The next chuck of code begins creating the custom.execute_catalog_package stored procedure:
Create Procedure custom.execute_catalog_package @package_name nvarchar(260) , @folder_name nvarchar(128) , @project_name nvarchar(128) , @use32bitruntime bit = False , @reference_id bigint = NULL , @logging_level varchar(11) = 'Basic' As
The stored procedure contains parameters so I can use it to start any SSIS package stored in the SSIS Catalog. Earlier, I stated I did not like the fact the SSIS Catalog doesn’t allow me to execute SSIS packages that reside in other projects or folders. Note that this stored procedure overcomes that limitation by requiring me to pass the name of the folder (@folder_name) and project (@project_name) right alongside the SSIS package name (@package_name).

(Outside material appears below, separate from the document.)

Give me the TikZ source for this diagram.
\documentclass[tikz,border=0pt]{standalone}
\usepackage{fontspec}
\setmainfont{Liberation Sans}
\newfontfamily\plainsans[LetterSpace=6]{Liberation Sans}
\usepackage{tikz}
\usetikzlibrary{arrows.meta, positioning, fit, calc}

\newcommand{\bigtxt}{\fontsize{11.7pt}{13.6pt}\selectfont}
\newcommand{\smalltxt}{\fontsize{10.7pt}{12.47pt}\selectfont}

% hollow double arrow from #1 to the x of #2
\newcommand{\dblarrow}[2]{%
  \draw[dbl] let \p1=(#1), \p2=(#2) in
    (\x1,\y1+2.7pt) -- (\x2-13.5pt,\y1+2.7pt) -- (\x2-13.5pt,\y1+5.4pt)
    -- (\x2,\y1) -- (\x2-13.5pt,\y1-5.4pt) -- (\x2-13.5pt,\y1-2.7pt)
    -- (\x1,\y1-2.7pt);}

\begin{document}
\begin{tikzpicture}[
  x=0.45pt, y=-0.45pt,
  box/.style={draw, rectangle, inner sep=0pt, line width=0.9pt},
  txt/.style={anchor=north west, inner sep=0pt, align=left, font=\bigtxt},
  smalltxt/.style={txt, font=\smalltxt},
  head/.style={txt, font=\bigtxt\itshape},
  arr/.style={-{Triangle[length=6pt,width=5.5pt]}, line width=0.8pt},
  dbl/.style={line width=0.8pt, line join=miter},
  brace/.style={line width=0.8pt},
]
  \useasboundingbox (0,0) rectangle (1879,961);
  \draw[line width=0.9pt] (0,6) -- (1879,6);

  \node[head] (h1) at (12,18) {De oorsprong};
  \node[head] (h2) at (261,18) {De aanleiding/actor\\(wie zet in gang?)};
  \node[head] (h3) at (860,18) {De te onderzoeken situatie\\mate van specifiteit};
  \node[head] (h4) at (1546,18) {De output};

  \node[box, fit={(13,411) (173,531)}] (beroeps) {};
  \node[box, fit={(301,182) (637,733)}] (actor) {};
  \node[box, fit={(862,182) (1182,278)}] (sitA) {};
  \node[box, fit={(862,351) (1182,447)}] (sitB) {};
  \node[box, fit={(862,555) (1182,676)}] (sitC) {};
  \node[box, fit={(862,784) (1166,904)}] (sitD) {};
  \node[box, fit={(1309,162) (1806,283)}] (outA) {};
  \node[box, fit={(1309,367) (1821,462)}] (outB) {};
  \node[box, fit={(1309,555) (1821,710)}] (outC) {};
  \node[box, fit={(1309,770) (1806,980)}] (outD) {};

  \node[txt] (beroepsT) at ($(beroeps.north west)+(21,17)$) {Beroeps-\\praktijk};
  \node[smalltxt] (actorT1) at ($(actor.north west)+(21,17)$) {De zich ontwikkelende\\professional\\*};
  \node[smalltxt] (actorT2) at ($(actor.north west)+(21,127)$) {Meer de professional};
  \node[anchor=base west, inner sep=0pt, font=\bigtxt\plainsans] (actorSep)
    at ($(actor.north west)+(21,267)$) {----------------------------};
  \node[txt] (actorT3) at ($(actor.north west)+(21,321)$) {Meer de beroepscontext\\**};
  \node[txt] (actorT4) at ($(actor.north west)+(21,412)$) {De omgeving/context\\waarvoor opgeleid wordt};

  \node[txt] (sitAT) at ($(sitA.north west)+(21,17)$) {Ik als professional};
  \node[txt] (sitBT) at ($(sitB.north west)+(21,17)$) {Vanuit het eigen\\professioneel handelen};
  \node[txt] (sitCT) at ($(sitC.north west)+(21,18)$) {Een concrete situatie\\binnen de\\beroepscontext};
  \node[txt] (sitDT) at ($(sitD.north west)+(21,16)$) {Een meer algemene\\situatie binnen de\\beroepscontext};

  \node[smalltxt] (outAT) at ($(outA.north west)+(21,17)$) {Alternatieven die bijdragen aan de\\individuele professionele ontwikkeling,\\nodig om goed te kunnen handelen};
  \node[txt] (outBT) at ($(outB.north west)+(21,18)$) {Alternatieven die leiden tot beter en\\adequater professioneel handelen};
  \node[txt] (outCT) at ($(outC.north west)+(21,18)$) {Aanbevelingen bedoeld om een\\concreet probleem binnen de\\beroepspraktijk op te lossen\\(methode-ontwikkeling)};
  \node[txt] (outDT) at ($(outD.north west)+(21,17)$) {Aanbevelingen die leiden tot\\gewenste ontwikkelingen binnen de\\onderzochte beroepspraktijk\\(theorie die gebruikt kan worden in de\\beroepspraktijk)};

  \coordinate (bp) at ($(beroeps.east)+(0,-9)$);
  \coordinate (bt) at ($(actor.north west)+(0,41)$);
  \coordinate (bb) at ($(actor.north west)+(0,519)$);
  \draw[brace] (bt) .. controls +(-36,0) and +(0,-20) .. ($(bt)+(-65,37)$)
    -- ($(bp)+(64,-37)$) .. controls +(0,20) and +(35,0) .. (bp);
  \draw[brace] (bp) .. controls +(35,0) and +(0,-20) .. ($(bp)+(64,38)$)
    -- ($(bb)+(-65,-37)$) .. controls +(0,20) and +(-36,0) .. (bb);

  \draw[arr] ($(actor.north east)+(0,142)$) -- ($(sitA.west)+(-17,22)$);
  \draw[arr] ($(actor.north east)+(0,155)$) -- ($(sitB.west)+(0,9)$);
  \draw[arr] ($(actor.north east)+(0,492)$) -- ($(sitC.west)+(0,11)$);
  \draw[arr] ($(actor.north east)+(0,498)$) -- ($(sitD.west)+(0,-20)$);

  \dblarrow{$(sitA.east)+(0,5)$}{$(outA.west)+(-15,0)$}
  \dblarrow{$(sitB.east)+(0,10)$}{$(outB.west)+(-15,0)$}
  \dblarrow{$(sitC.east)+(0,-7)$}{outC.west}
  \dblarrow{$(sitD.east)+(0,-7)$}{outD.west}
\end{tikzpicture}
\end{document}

Where did I get the data type and character-string length of the @package_name, @Folder_name, and @project_name parameters? I looked at the catalog.create_execution stored procedure shown in Figure 12:
I defaulted the remaining three parameters - @use32bitruntime, @reference_id, and @logging_level to values that will be used most often; False, NULL, and 'Basic' respectively.
The next chunk of Transact-SQL in the catalog.create_execution stored procedure calls the Catalog stored procedure catalog.create_execution:
declare @execution_id bigint exec [SSISDB].[catalog].[create_execution] @package_name=@package_name , @execution_id=@execution_id OUTPUT , @folder_name=@folder_name , @project_name=@project_name , @use32bitruntime=@use32bitruntime , @reference_id=@reference_id
I pass every parameter except @logging_level to this stored procedure.
Please note: I am not dissecting what the SSIS Catalog does with these parameters or their values. I maintain I don’t need to know the internals of the SSIS Catalog to create a “wrapper stored procedure,” I merely need to know which stored procedures are called and the order in which they are called.
The next set of Transact-SQL statements decode the Logging Level sent to the @logging_level parameter, then use the decoded value to inform the SSIS Catalog execution of the desired setting:
declare @var0 smallint = Case When Upper(@logging_level) = 'NONE' Then 0 When Upper(@logging_level) = 'PERFORMANCE' Then 2 When Upper(@logging_level) = 'VERBOSE' Then 3 Else 1 -- Basic End exec [SSISDB].[catalog].[set_execution_parameter_value] @execution_id , @object_type=50 , @parameter_name=N'LOGGING_LEVEL' , @parameter_value=@var0
Logging Level is an enumeration:
- 0. None
- 1. Basic
- 2. Performance
- 3. Verbose
In my implementation I default to Basic which is the same default chosen by the SSIS Catalog.
Finally, I call the SSIS Catalog catalog.start_execution stored procedure which executes the package and then return the value of the execution_id:
exec [SSISDB].[catalog].[start_execution] @execution_id -- Return the execution_id Select @execution_id As execution_id
Once deployed, I can test the custom.execute_catalog_package stored procedure by executing the following Transact-SQL statement in SSMS:
Use SSISDB go exec custom.execute_catalog_package @package_name = N'LoadTemperatureData.dtsx' , @project_name = N'My_First_SSIS_Project' , @folder_name = N'TestFolder'
The results of the execution will appear as shown in Figure 13:
I can view the SSIS Catalog’s built-in Integration Services Dashboard report by right-clicking the SSISDB Catalog, hovering over Reports, then hovering over Standard Reports, and then clicking Integration Services Dashboard as shown in Figure 14:
The report displays a really nice summary of the SSIS packages executed in the past 24 hours and appears similar to that shown in Figure 15:
My chief complaint about this report is that, although it is written in SQL Server Reporting Services (SSRS), it is hard-coded into SQL Server Management Studio (SSMS). I would really like to allow more people access to this report, but I don’t necessarily want those people to have access to SSMS’s functionality. This is another complaint I have about the current implementation of the SSIS Catalog.
In this article, we discussed the current design of the SQL Server Integration Services Catalog and some implications for the enterprise posed by this design. We extended SSISDB, the SSIS Catalog database, and examined an alternate method for executing SSIS packages in the SSIS Catalog.